Ok, so being on your own isn’t what you had in mind when you made your Pesach plans a couple of months ago. It is a harsh reality and it is unfortunate.
So, what comes next?
The way I see it, we don’t really have a choice. Moaning and groaning won’t help change the situation. What’s the alternative?
Like every other moment of life, it is an opportunity.
“Really?” You’re probably wondering, “What is Rabbi Stewart talking about?”
I have an idea. The normal “והגדת לבנך” – “And you shall tell the story of the Exodus from Egypt to your children and grandchildren,” is not going to happen this year.
Let’s come up with a different plan.
Pesach night is a time of Mesorah. It is a time to hand down our traditions, our history, to our children and grandchildren. It is a time to bridge the gap between my grandparents and my grandchildren.
Do we really have to be there to do that? Does it have to happen at a shared Seder?
What if we wrote a letter to them?
What if we shared the same lessons and stories we would want to share if we were there in person?
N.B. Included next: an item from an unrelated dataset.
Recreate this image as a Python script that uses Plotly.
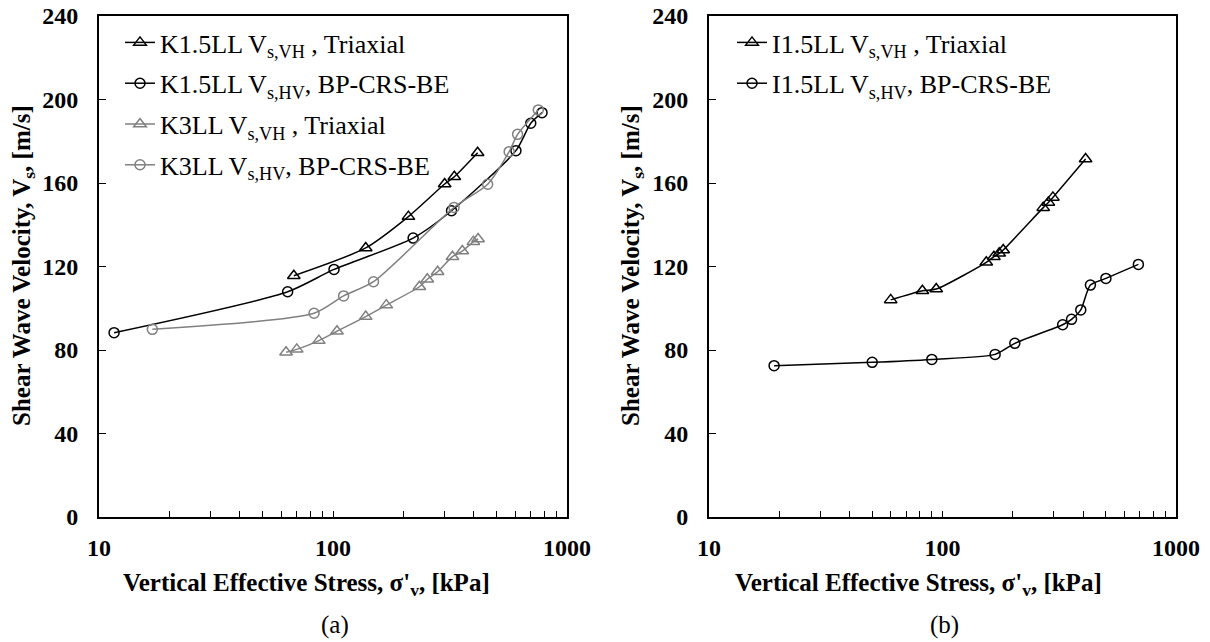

I know that if my parents and grandparents wrote these sorts of letters, they would be priceless.
If our children and grandchildren were here with us, what would we say to them? What messages can we share that will be a lasting legacy of faith, hope and perseverance for them? What messages do we hope for them to treasure?
Perhaps we can share our vision and understanding of what it means to have a relationship with G-d; or to share what it means to us be a part of G-d’s chosen nation.
My suggestion is simple. Send letters to your children and grandchildren to be read at the Seder. Take advantage of the opportunity to take paper and pen [or a computer] and use some time to formulate your thoughts.
This would be the greatest [akifomen] gift you can ever give your progeny.